Morales va camino del panteón de los caudillos centroamericanos. La Casa Blanca lo arropa y sus colegas iberoamericanos no tienen más remedio que reírle las gracias, especialmente estos días de cumbre Iberoamericana en Antigua, la ciudad colonial bajo tres volcanes. Morales es el anfitrión de un encuentro armado sobre los principios incuestionables de la sostenibilidad, la lucha contra la pobreza y la desigualdad, la defensa del progreso y el medio ambiente. La cita, sin embargo, es un baile de máscaras.
Las buenas intenciones de los discursos no se traducen en políticas reales y, cuando lo hacen, como en el caso de la Cicig, son combatidas. Aquí, nadie se fía de nadie y todos se ponen de perfil ante el drama de la calle, el retroceso de la democracia, el auge del populismo y la persistencia de la violencia en un continente incapaz de crecer al ritmo que exige el bienestar básico de la población.

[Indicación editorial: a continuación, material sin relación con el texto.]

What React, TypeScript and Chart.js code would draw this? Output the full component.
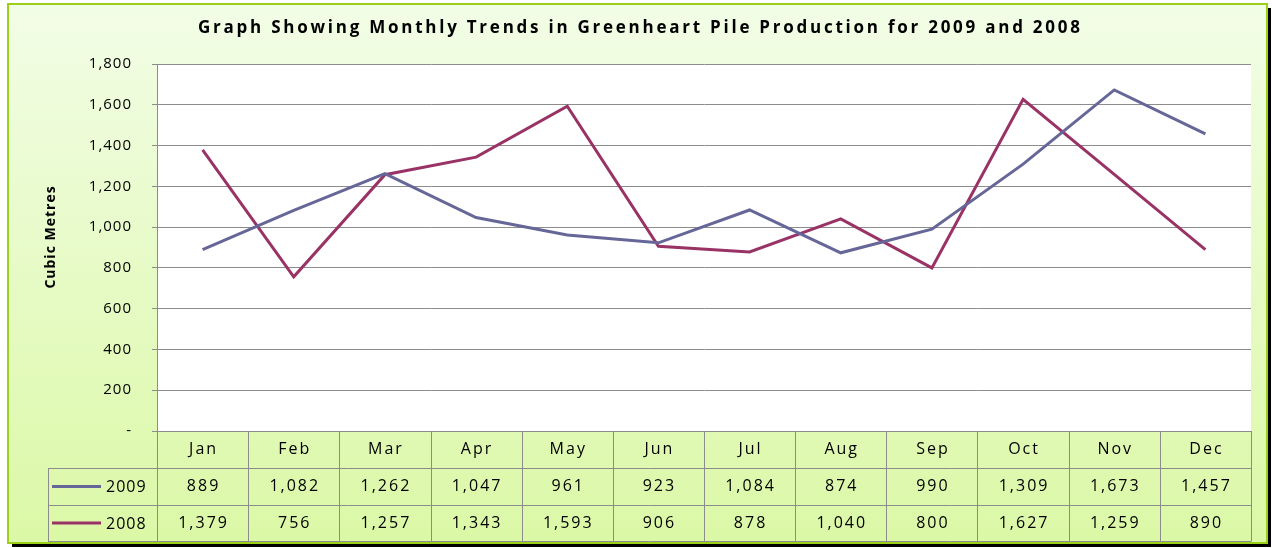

Aún hay 200 millones de latinoamericanos en situación vulnerable y la democracia lleva cinco años perdiendo partidarios. Ahora ya sólo la defiende el 53% de los latinoamericanos. El resto no cree que sea el mejor sistema para garantizar la seguridad y la prosperidad. ¿De qué sirve votar en un país con desigualdad extrema (y en América Latina están diez de los quince países más desiguales del mundo)? ¿De qué sirve hacerlo en países con tasas de muertos que superan a muchos países en guerra de Oriente Medio? ¿De qué sirve votar en una Nicaragua que este año ha matado a 300 jóvenes que protestaban contra el autoritarismo del régimen o en una Venezuela que ha forzado el éxodo de más de dos millones de personas? ¿ De qué sirve votar en los países del Triángulo Norte (Guatemala, El Salvador y Honduras) que cada año expulsan a decenas de miles de ciudadanos dispuestos a arriesgar su vida para alcanzar la utopía estadounidense?
He estado esta semana en Antigua, invitado por el Foro Eurolatinoamericano de Comunicación, organizado bajo las fumarolas del volcán Fuego, y donde ha quedado claro que la prensa libre es la primera línea de defensa de la libertad y los derechos humanos.
Después de Jimmy Morales habrá otro Jimmy Morales, el año que viene habrá otra Cumbre Iberoamericana y al siguiente otra más. Los periodistas no somos ingenuos, especialmente los colegas latinoamericanos, curtidos en la decepción, testigos del delito, la impunidad y la inocencia de unas poblaciones abocadas a creer en un mesías. Las urnas seguirán produciendo salvapatrias con sentido del humor o puños de hierro, qué más da. Lo importante es que frente a ellos siga alzándose una voz independiente, una pregunta y un titular, y para que así sea los asistentes al foro redactamos un manifiesto, algo así como un discurso de buenas intenciones –¿cómo escapar de ellos?– que, en esto caso, sin embargo, es un grito en defensa de la información, de la precaria y asediada trinchera de la prensa libre.